Push that up to Heroku:

$ git add .buildpacks package.json statsd-config.js Procfile.chain
$ git commit -a -m 'Run statsd alongside gunicorn'
$ git push heroku master

If you hit your Heroku app’s URL you won’t see anything different, but when you check your Heroku logs:

$ heroku logs
2013-04-17T14:06:38.766960+00:00 heroku[router]: at=info method=GET path=/ host=afternoon-reaches-9313.herokuapp.com fwd="149.241.66.93" dyno=web.1 connect=2ms service=5ms status=200 bytes=12
2013-04-17T14:06:38.780056+00:00 app[web.1]: 14:06:38 statsd.1 | 17 Apr 14:06:38 - DEBUG: Homepage hits:1|c

Again I’ve removed a lot of boring output to focus on the two important lines: the first (from the Heroku routing layer; gunicorn itself doesn’t log by default) shows the request being successfully processed, and the second shows statsd getting our counter.

Pushing upstream

Both Librato and Hosted Graphite provide statsd backends so you can aggregate directly to them. For Librato the plugin is statsd-librato-backend, and for Hosted Graphite it’s statsd-hostedgraphite-backend. Other options will either have their own backends, or you can always write your own.

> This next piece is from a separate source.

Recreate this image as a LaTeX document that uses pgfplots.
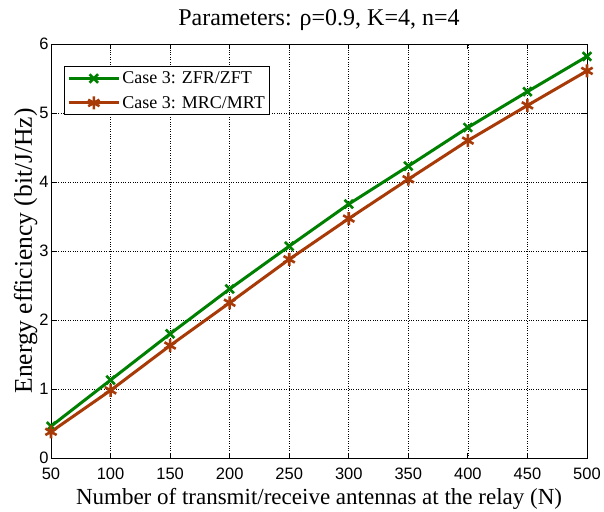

As well any configuration to support your chosen upstream, you probably want to drop the dumpMessages: true line so your Heroku logs are tidier.

Running locally

Everything we’ve done here will work locally as well. Assuming you have node.js (and npm) installed already, and you have virtualenv on your system for managing python virtual environments, just do:

$ virtualenv ENV
$ source ENV/bin/activate
$ ENV/bin/pip install -r requirements.txt
$ npm install
$ honcho -f Procfile.chain start

Caveats

I haven’t used this in production (yet), so beyond the concept being sound I can’t commit to its working without problems. In particular, things to think about include:

Certainly if you put this into production I’d pay attention to Heroku platform errors, do spot checks on data coming out of statsd if you can, and generally be cautious.